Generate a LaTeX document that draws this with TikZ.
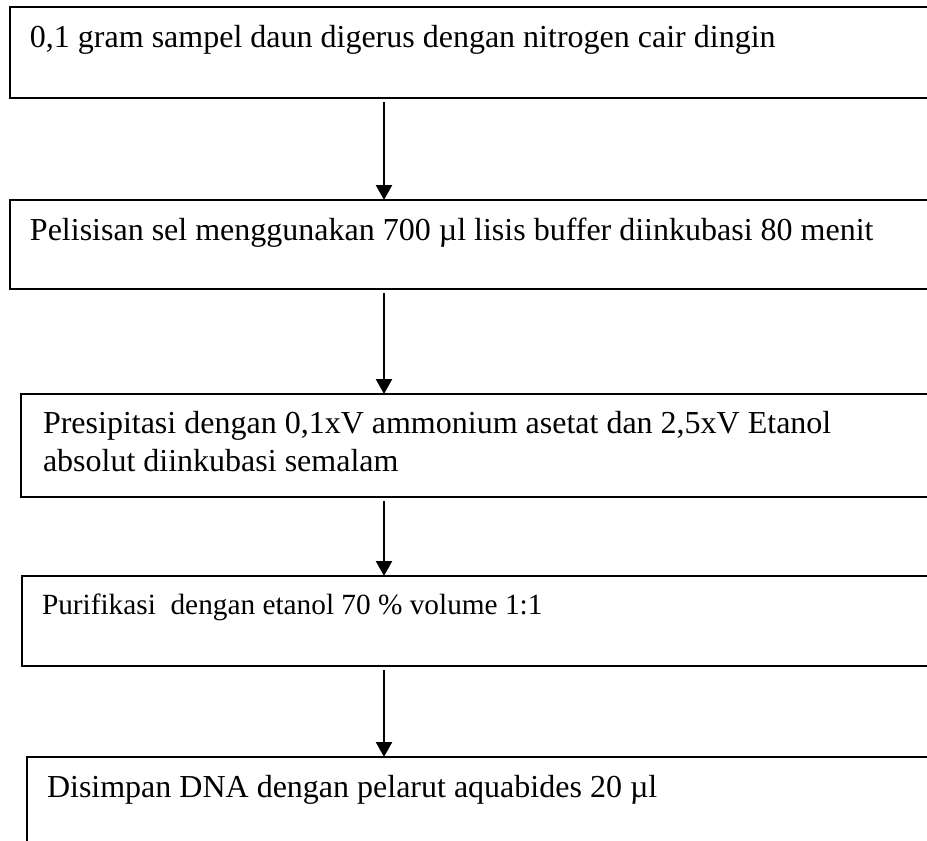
\documentclass[tikz,border=0pt]{standalone}
\usepackage{fontspec}
\setmainfont{Liberation Serif}
\usetikzlibrary{arrows.meta}
\begin{document}
\begin{tikzpicture}[x=1pt,y=-1pt,
  stepbox/.style={draw=black,line width=2.8pt,rectangle,anchor=north west,inner sep=0pt,outer sep=0pt,minimum width=950pt},
  txt/.style={anchor=base west,inner sep=0pt,outer sep=0pt,font=\fontsize{32}{37}\selectfont},
  txtsmall/.style={anchor=base west,inner sep=0pt,outer sep=0pt,font=\fontsize{29.3}{34}\selectfont},
  arr/.style={line width=2.4pt,-{Triangle[width=16pt,length=15pt]},shorten <=4pt}]
\useasboundingbox (0,0) rectangle (927,841);
\clip (0,0) rectangle (927,841);
\coordinate (ax) at (384,0);
\node[stepbox,minimum height=91pt] (b1) at (10,7) {};
\node[stepbox,minimum height=89pt] (b2) at (10,200) {};
\node[stepbox,minimum height=103pt] (b3) at (21,394) {};
\node[stepbox,minimum height=90pt] (b4) at (22,576) {};
\node[stepbox,minimum height=100pt] (b5) at (27,757) {};
\node[txt] (t1) at (30,47) {0,1 gram sampel daun digerus dengan nitrogen cair dingin};
\node[txt] (t2) at (30,240) {Pelisisan sel menggunakan 700 µl lisis buffer diinkubasi 80 menit};
\node[txt] (t3a) at (43,433) {Presipitasi dengan 0,1xV ammonium asetat dan 2,5xV Etanol};
\node[txt] (t3b) at (43,471) {absolut diinkubasi semalam};
\node[txtsmall] (t4) at (42,614) {Purifikasi~~dengan etanol 70 \% volume 1:1};
\node[txt] (t5) at (47,797) {Disimpan DNA dengan pelarut aquabides 20 µl};
\draw[arr] (b1.south -| ax) -- (b2.north -| ax);
\draw[arr] (b2.south -| ax) -- (b3.north -| ax);
\draw[arr] (b3.south -| ax) -- (b4.north -| ax);
\draw[arr] (b4.south -| ax) -- (b5.north -| ax);
\end{tikzpicture}
\end{document}
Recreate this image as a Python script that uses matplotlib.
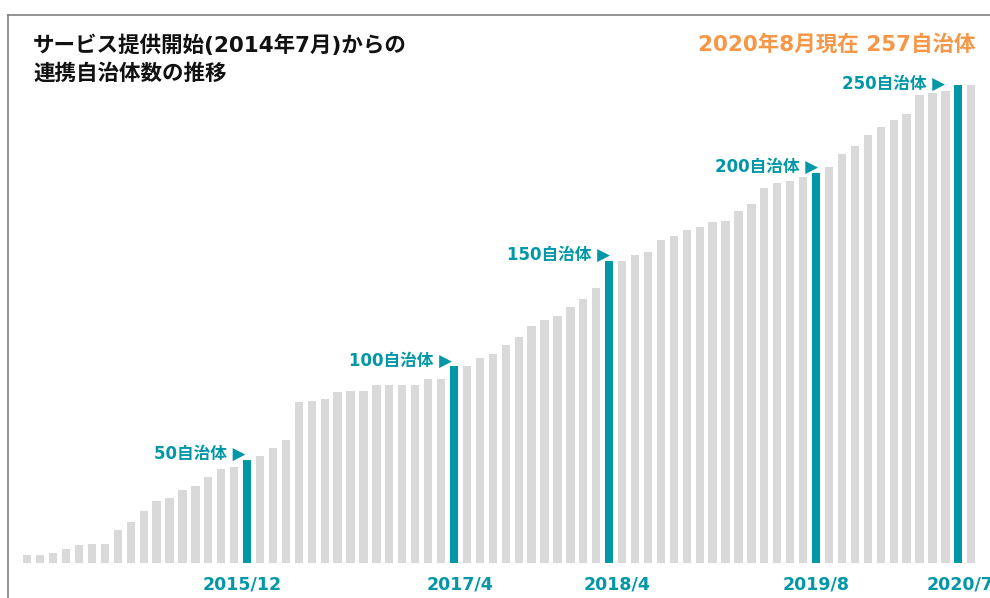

☆ ☆ ☆ ☆ ☆ ☆ ☆

• Written exercise
Give all the entries again exactly, dropping each picture.

• The completed task
Generate a LaTeX document that draws this with TikZ.
\documentclass[tikz,border=0pt]{standalone}
\usepackage{fontspec}
\setmainfont{Liberation Serif}
\usetikzlibrary{arrows.meta}
\begin{document}
\begin{tikzpicture}[x=1pt,y=-1pt,
  stepbox/.style={draw=black,line width=2.8pt,rectangle,anchor=north west,inner sep=0pt,outer sep=0pt,minimum width=950pt},
  txt/.style={anchor=base west,inner sep=0pt,outer sep=0pt,font=\fontsize{32}{37}\selectfont},
  txtsmall/.style={anchor=base west,inner sep=0pt,outer sep=0pt,font=\fontsize{29.3}{34}\selectfont},
  arr/.style={line width=2.4pt,-{Triangle[width=16pt,length=15pt]},shorten <=4pt}]
\useasboundingbox (0,0) rectangle (927,841);
\clip (0,0) rectangle (927,841);
\coordinate (ax) at (384,0);
\node[stepbox,minimum height=91pt] (b1) at (10,7) {};
\node[stepbox,minimum height=89pt] (b2) at (10,200) {};
\node[stepbox,minimum height=103pt] (b3) at (21,394) {};
\node[stepbox,minimum height=90pt] (b4) at (22,576) {};
\node[stepbox,minimum height=100pt] (b5) at (27,757) {};
\node[txt] (t1) at (30,47) {0,1 gram sampel daun digerus dengan nitrogen cair dingin};
\node[txt] (t2) at (30,240) {Pelisisan sel menggunakan 700 µl lisis buffer diinkubasi 80 menit};
\node[txt] (t3a) at (43,433) {Presipitasi dengan 0,1xV ammonium asetat dan 2,5xV Etanol};
\node[txt] (t3b) at (43,471) {absolut diinkubasi semalam};
\node[txtsmall] (t4) at (42,614) {Purifikasi~~dengan etanol 70 \% volume 1:1};
\node[txt] (t5) at (47,797) {Disimpan DNA dengan pelarut aquabides 20 µl};
\draw[arr] (b1.south -| ax) -- (b2.north -| ax);
\draw[arr] (b2.south -| ax) -- (b3.north -| ax);
\draw[arr] (b3.south -| ax) -- (b4.north -| ax);
\draw[arr] (b4.south -| ax) -- (b5.north -| ax);
\end{tikzpicture}
\end{document}
Recreate this image as a Python script that uses matplotlib.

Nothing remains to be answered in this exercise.